You can instead, use ordinary liquid starch to write your message. When your friend receives your message he or she uses iodine solution to develop your messages turning the starch letters blue.
Often, the problem with using invisible ink is that it is detectable because the letters in glancing light can be shinier than the rest of the paper or if you’re using glossy paper, less shiny than the rest of the paper. You can use an analog form of steganography to hide your secret message. You might take up water color painting. You don’t have to be a good painter. You can paint abstract paintings and create an area inside your abstract art to write your message with your starch invisible ink.
If you like to hack things you can replace the ink in an ink jet printer cartridge with your invisible ink. With a single cartridge printer, you’ll have to run the paper through the printer twice. The first time you’ll print trivial text with normal ink, then replace the normal cartridge with your invisible ink cartridge and print the secret message, say, between the lines of the trivial text. If you are printing a picture, print your picture with normal ink then run the paper through a second time with your invisible ink cartridge locating your message in the negative space of the picture or in an area of the picture where the message will not be obscured by the background picture.
You can even get creative and turn your message into QR code and then print the QR code in invisible ink where it won’t be obscured by the background picture or text. You can even encrypt your message with a book cipher before converting it to QR code. You’ll have to try a few tests to see if the QR code is readable by QR reader software. The QR code may smear or run when developing with a brush so you may need to put your developer chemical in a perfume bottle to atomize it and spray it on with the paper on a flat surface. Also, once developed the QR code may be too faint to be readable by the QR software. If that is the case, you may be able to load the picture into an online editor such as http://pixlr.com/editor/ and adjust the threshold making the background white and the QR code black so the QR software can read the QR code.
You can experiment with various invisible inks. A list of several can be found here. Some can be developed by other chemicals, some by heat, and others will fluoresce under UV light.

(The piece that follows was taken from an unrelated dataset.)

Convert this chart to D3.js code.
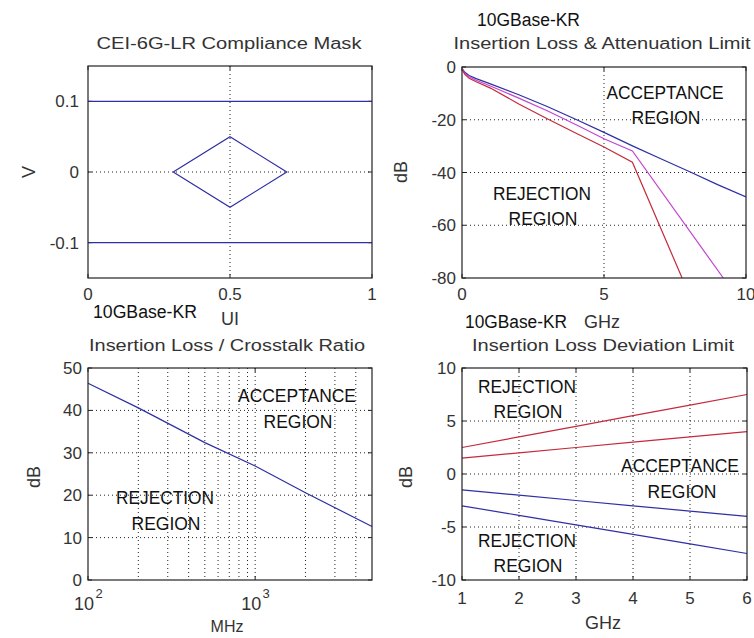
<!DOCTYPE html>
<html lang="en">
<head>
    <meta charset="UTF-8">
    <title>10GBase-KR channel limits</title>
    <script src="https://d3js.org/d3.v7.min.js"></script>
    <style>
        body { margin: 0; background: #fff; }
        svg { display: block; }
        .lbl { font-family: "Liberation Sans", Arial, sans-serif; fill: #333; }
        .big { font-family: "Liberation Sans Narrow", "Liberation Sans", Arial, sans-serif; fill: #111; }
        .grid { stroke: #222; stroke-width: 1; stroke-dasharray: 1,3; }
        .frame { fill: none; stroke: #222; stroke-width: 1.2; }
    </style>
</head>
<body>
<svg id="chart" width="754" height="638"></svg>
<script>
    // ---- data ----
    // panel 1: CEI-6G-LR compliance mask (UI vs V)
    const maskUI = [0.3, 0.5, 0.7, 0.5, 0.3];
    const maskV = [0, 0.05, 0, -0.05, 0];
    const maskLimits = [0.1, -0.1];
    const maskXTicks = [0, 0.5, 1];
    const maskYTicks = [-0.1, 0, 0.1];

    // panel 2: insertion loss & attenuation limit (GHz vs dB)
    const ilBlueF = [0.02, 0.1, 0.25, 0.5, 1, 2, 3, 4, 5, 6, 7, 8, 9, 10];
    const ilBlueDB = [-0.8, -2.0, -3.2, -4.4, -6.4, -10.5, -15.0, -19.8, -24.8, -29.9, -34.8, -39.6, -44.6, -49.3];
    const ilMagF = [0.02, 0.1, 0.25, 0.5, 1, 2, 3, 4, 5, 6, 9.2];
    const ilMagDB = [-1.0, -2.4, -3.7, -5.0, -7.2, -11.8, -16.6, -21.8, -27.2, -31.8, -80];
    const ilRedF = [0.02, 0.1, 0.25, 0.5, 1, 2, 3, 4, 5, 6, 7.75];
    const ilRedDB = [-1.2, -2.8, -4.3, -5.6, -8.0, -14.0, -19.6, -25.0, -30.3, -36.1, -80];
    const ilXTicks = [0, 5, 10];
    const ilYTicks = [-80, -60, -40, -20, 0];

    // panel 3: insertion loss / crosstalk ratio (MHz vs dB)
    const icrMHz = [100, 200, 500, 1000, 2000, 5000];
    const icrDB = [46.4, 40.6, 32.4, 26.9, 20.6, 12.6];
    const icrYTicks = [0, 10, 20, 30, 40, 50];
    const icrGridX = [200, 300, 400, 500, 600, 700, 800, 900, 1000, 2000, 3000, 4000];

    // panel 4: insertion loss deviation limit (GHz vs dB)
    const ildF = [1, 2, 3, 4, 5, 6];
    const ildRedHi = [2.5, 3.5, 4.5, 5.5, 6.5, 7.5];
    const ildRedLo = [1.5, 2.0, 2.5, 3.0, 3.5, 4.0];
    const ildBlueHi = [-1.5, -2.0, -2.5, -3.0, -3.5, -4.0];
    const ildBlueLo = [-3.0, -3.9, -4.8, -5.7, -6.6, -7.5];
    const ildYTicks = [-10, -5, 0, 5, 10];

    const BLUE = "#2f2fa6", RED = "#c42a3c", MAG = "#c445d2";
    const TICK = 17, AXL = 18;

    const svg = d3.select("#chart");

    function txt(x, y, s, opts = {}) {
        const t = svg.append("text")
            .attr("class", opts.cls || "lbl")
            .attr("x", x).attr("y", y)
            .attr("font-size", opts.size || TICK)
            .attr("text-anchor", opts.anchor || "middle")
            .text(s);
        if (opts.len) t.attr("textLength", opts.len).attr("lengthAdjust", "spacingAndGlyphs");
        if (opts.rot) t.attr("transform", `rotate(-90,${x},${y})`);
        return t;
    }

    // draw grid and inward ticks for one panel
    function panel(x, y, gx, gy, xTicks, yTicks, xGrid, yGrid) {
        const g = svg.append("g");
        g.selectAll(".gx").data(xGrid).join("line")
            .attr("class", "grid")
            .attr("x1", d => x(d)).attr("x2", d => x(d))
            .attr("y1", gy[0]).attr("y2", gy[1]);
        g.selectAll(".gy").data(yGrid).join("line")
            .attr("class", "grid")
            .attr("y1", d => y(d)).attr("y2", d => y(d))
            .attr("x1", gx[0]).attr("x2", gx[1]);
        xTicks.forEach(d => {
            g.append("line").attr("stroke", "#222").attr("x1", x(d)).attr("x2", x(d)).attr("y1", gy[1]).attr("y2", gy[1] - 4);
            g.append("line").attr("stroke", "#222").attr("x1", x(d)).attr("x2", x(d)).attr("y1", gy[0]).attr("y2", gy[0] + 4);
        });
        yTicks.forEach(d => {
            g.append("line").attr("stroke", "#222").attr("y1", y(d)).attr("y2", y(d)).attr("x1", gx[0]).attr("x2", gx[0] + 4);
            g.append("line").attr("stroke", "#222").attr("y1", y(d)).attr("y2", y(d)).attr("x1", gx[1]).attr("x2", gx[1] - 4);
        });
        return g;
    }

    function frame(gx, gy) {
        svg.append("rect").attr("class", "frame")
            .attr("x", gx[0]).attr("y", gy[0])
            .attr("width", gx[1] - gx[0]).attr("height", gy[1] - gy[0]);
    }

    function curve(x, y, xs, ys, color, clipId) {
        const pts = xs.map((d, i) => [d, ys[i]]);
        svg.append("path")
            .datum(pts)
            .attr("fill", "none")
            .attr("stroke", color)
            .attr("stroke-width", 1.2)
            .attr("clip-path", clipId ? `url(#${clipId})` : null)
            .attr("d", d3.line().x(d => x(d[0])).y(d => y(d[1])));
    }

    const defs = svg.append("defs");
    function clip(id, gx, gy) {
        defs.append("clipPath").attr("id", id).append("rect")
            .attr("x", gx[0]).attr("y", gy[0]).attr("width", gx[1] - gx[0]).attr("height", gy[1] - gy[0]);
    }

    // ---------- panel 1 ----------
    {
        const gx = [88, 372], gy = [66, 278];
        const x = d3.scaleLinear().domain([0, 1]).range(gx);
        const y = d3.scaleLinear().domain([-0.15, 0.15]).range([gy[1], gy[0]]);
        panel(x, y, gx, gy, maskXTicks, maskYTicks, [0.5], [0]);
        maskLimits.forEach(v => curve(x, y, [0, 1], [v, v], BLUE));
        curve(x, y, maskUI, maskV, BLUE);
        frame(gx, gy);
        maskYTicks.forEach(d => txt(gx[0] - 9, y(d) + 6, String(d), { anchor: "end" }));
        maskXTicks.forEach(d => txt(x(d), 300, String(d)));
        txt(229, 49, "CEI-6G-LR Compliance Mask", { size: 16, len: 265 });
        txt(35, 172, "V", { rot: true, size: AXL });
        txt(230, 325, "UI", { size: AXL });
    }

    // ---------- panel 2 ----------
    {
        const gx = [462, 746], gy = [67, 278];
        const x = d3.scaleLinear().domain([0, 10]).range(gx);
        const y = d3.scaleLinear().domain([-80, 0]).range([gy[1], gy[0]]);
        clip("c2", gx, gy);
        panel(x, y, gx, gy, ilXTicks, ilYTicks, [5], [-20, -40, -60]);
        curve(x, y, ilBlueF, ilBlueDB, BLUE, "c2");
        curve(x, y, ilMagF, ilMagDB, MAG, "c2");
        curve(x, y, ilRedF, ilRedDB, RED, "c2");
        frame(gx, gy);
        ilYTicks.forEach(d => txt(gx[0] - 6, y(d) + 6, String(d), { anchor: "end" }));
        ilXTicks.forEach(d => txt(x(d), 300, String(d)));
        txt(477, 26, "10GBase-KR", { cls: "big", size: 18, anchor: "start", len: 103 });
        txt(602, 49, "Insertion Loss & Attenuation Limit", { size: 16, len: 297 });
        txt(407, 172, "dB", { rot: true, size: AXL });
        txt(602, 328, "GHz", { size: AXL });
        txt(665, 99, "ACCEPTANCE", { cls: "big", size: 19, len: 117 });
        txt(666, 124, "REGION", { cls: "big", size: 19, len: 69 });
        txt(542, 200, "REJECTION", { cls: "big", size: 19, len: 98 });
        txt(543, 225, "REGION", { cls: "big", size: 19, len: 69 });
    }

    // ---------- panel 3 ----------
    {
        const gx = [88, 372], gy = [368, 580];
        const x = d3.scaleLog().domain([100, 5000]).range(gx);
        const y = d3.scaleLinear().domain([0, 50]).range([gy[1], gy[0]]);
        panel(x, y, gx, gy, [100, 1000], icrYTicks, icrGridX, [10, 20, 30, 40]);
        curve(x, y, icrMHz, icrDB, BLUE);
        frame(gx, gy);
        icrYTicks.forEach(d => txt(gx[0] - 6, y(d) + 6, String(d), { anchor: "end" }));
        [100, 1000].forEach(d => {
            txt(x(d) - 4, 610, "10", { size: 18 });
            svg.append("text").attr("class", "lbl").attr("font-size", 13)
                .attr("x", x(d) + 11).attr("y", 598).attr("text-anchor", "middle")
                .text(String(Math.round(Math.log10(d))));
        });
        txt(93, 318, "10GBase-KR", { cls: "big", size: 18, anchor: "start", len: 104 });
        txt(227, 351, "Insertion Loss / Crosstalk Ratio", { size: 16, len: 276 });
        txt(40, 477, "dB", { rot: true, size: AXL });
        txt(227, 632, "MHz", { size: 16 });
        txt(297, 402, "ACCEPTANCE", { cls: "big", size: 19, len: 118 });
        txt(298, 428, "REGION", { cls: "big", size: 19, len: 69 });
        txt(165, 504, "REJECTION", { cls: "big", size: 19, len: 98 });
        txt(166, 530, "REGION", { cls: "big", size: 19, len: 69 });
    }

    // ---------- panel 4 ----------
    {
        const gx = [462, 747], gy = [368, 580];
        const x = d3.scaleLinear().domain([1, 6]).range(gx);
        const y = d3.scaleLinear().domain([-10, 10]).range([gy[1], gy[0]]);
        panel(x, y, gx, gy, ildF, ildYTicks, [2, 3, 4, 5], [5, 0, -5]);
        curve(x, y, ildF, ildRedHi, RED);
        curve(x, y, ildF, ildRedLo, RED);
        curve(x, y, ildF, ildBlueHi, BLUE);
        curve(x, y, ildF, ildBlueLo, BLUE);
        frame(gx, gy);
        ildYTicks.forEach(d => txt(gx[0] - 6, y(d) + 6, String(d), { anchor: "end" }));
        ildF.forEach(d => txt(x(d), 604, String(d)));
        txt(465, 328, "10GBase-KR", { cls: "big", size: 18, anchor: "start", len: 102 });
        txt(603, 351, "Insertion Loss Deviation Limit", { size: 16, len: 262 });
        txt(412, 477, "dB", { rot: true, size: AXL });
        txt(603, 629, "GHz", { size: AXL });
        txt(527, 393, "REJECTION", { cls: "big", size: 19, len: 98 });
        txt(528, 418, "REGION", { cls: "big", size: 19, len: 69 });
        txt(680, 472, "ACCEPTANCE", { cls: "big", size: 19, len: 118 });
        txt(682, 498, "REGION", { cls: "big", size: 19, len: 69 });
        txt(527, 547, "REJECTION", { cls: "big", size: 19, len: 98 });
        txt(528, 572, "REGION", { cls: "big", size: 19, len: 69 });
    }
</script>
</body>
</html>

But seriously folks, simply using Tor properly for your time sensitive communication and using snail mail for correspondence that isn’t time sensitive should be sufficient to thumb your nose at nosey three letter agencies and corporations. If you are going to use a dead drop, pick a spot that has a nice view or has some historical significance so that you and the people with whom you are corresponding can go outside and enjoy the view or historical/local interest location. If you are going to use invisible ink, do it to learn some chemistry.